Why is my VPN slow? A practical troubleshooting checklist
VPN speed depends on server distance, ISP routing, device limits, congestion, and protocol availability. Use this checklist before blaming one setting.
Distance is only one part of speed
Many users assume the closest server is always the fastest. Distance matters, but real VPN performance also depends on your ISP route, the server path, device CPU, Wi-Fi quality, local congestion, and the app version being used.
A route that is fast in the morning can slow down at night if your ISP changes peering or the local network becomes crowded. That is why testing multiple nearby routes is more useful than memorizing one country or city.
Five checks before changing providers
Start with the easiest checks. Test the same website without VPN, then with VPN. Switch from public Wi-Fi to mobile data if possible. Try a nearby country, then a farther route.
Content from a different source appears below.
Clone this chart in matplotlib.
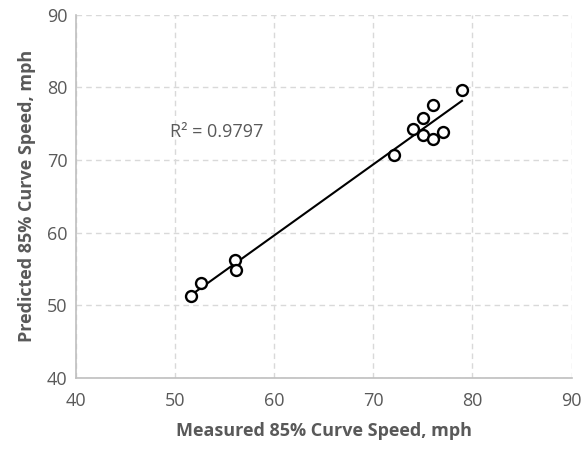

Restart the client after confirming you are on the current app version.
If a VPN app includes automatic or smart routing, compare it against manual selection. Automatic routing can be useful when the best path is not the most obvious city.
When the network is the bottleneck
Hotel Wi-Fi, airports, shared apartments, school networks, and public hotspots often throttle or shape traffic. In those cases, the VPN may reveal a broader network problem rather than create it.
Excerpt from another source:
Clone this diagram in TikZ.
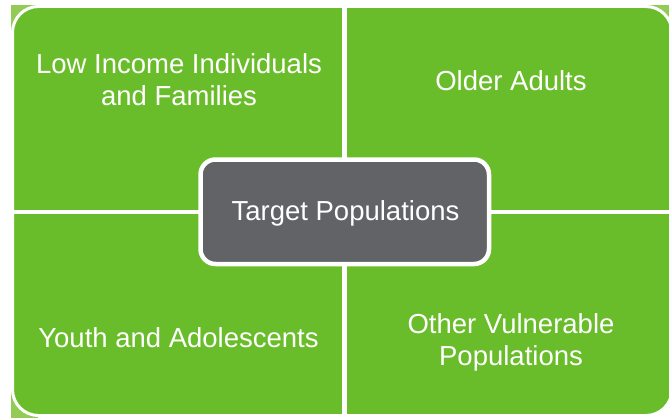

Captive portals can also interrupt VPN startup. Connect to the local network, complete the portal, verify ordinary browsing, and then start the VPN. If the VPN still fails, switch routes or networks before changing unrelated settings.
How LionVPN smart routing should be used
LionVPN presents regional locations while also emphasizing smart routing. Use manual route selection when you need a specific country or city. Use automatic routing when speed and stability matter more than the location label.
The best test is practical: open the app, pick two or three likely routes, and run the actual work or browsing flow you care about. Synthetic speed tests help, but they do not always predict real app behavior.